A dozen such projects are in the development stage, and a spokesman for the firm told Government Organization Subcommittee C that even more are envisioned.
“We have others in the pipeline,” Sammy Gray, the utility’s director of government affairs, said.
“It’s a constant cycle of having projects with our public-private partners. It’s been very successful. We feel that we provide a unique solution.”
Gray said his company now serves 170,000 customers in an area that extends from Weston to Bluefield, over to Huntington and east to Webster Springs.
On average, a customer’s monthly water bill runs about $40, he said.
Chaired by Delegate Dale Martin, D-Putnam, the committee is studying SCR66 that would call on the Joint Committee on Government and Finance to look at costs of highways, sewers and water projects.
Gray said his firm works with county commissions to extend water lines, and once installed, the service is jointly owned.
“It’s been a great method for us to be able to provide water to folks who haven’t had it before,” he said.

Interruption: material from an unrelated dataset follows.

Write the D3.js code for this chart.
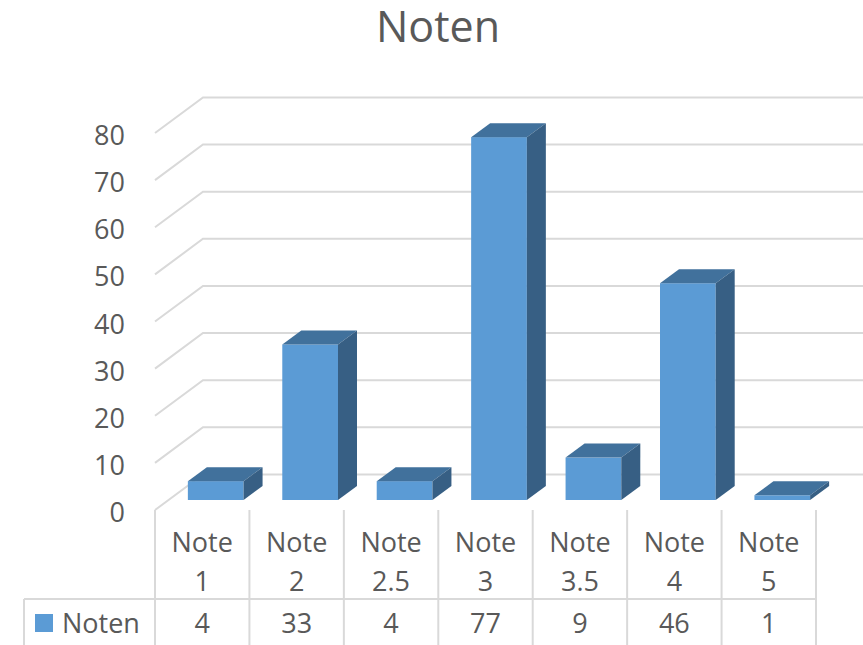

“Most of them had wells which sometimes are unreliable due to the weather, especially in drought times. That’s not a consistent and constant supply of water they can rely on.”
Among ongoing projects are ones in Boone County, near the community of Prenter, and at Spanishburg in Mercer County.
Once the lines are laid and water is running, he said, West Virginia American Water treats the customers as its own, even though the system is jointly owned.
The public-private partnership also allows counties to move into other phases of infrastructure, he said.
“It’s been a good working relationship with counties and we hope to continue that as much as possible,” Gray said.
Normally, the initiative for a new project is assumed at the county government level, he explained.
“Usually, it’s up to the counties to make their own priority list,” Gray said.
“They ask for our help as the private partner to help them with their projects. But they identify those priorities.”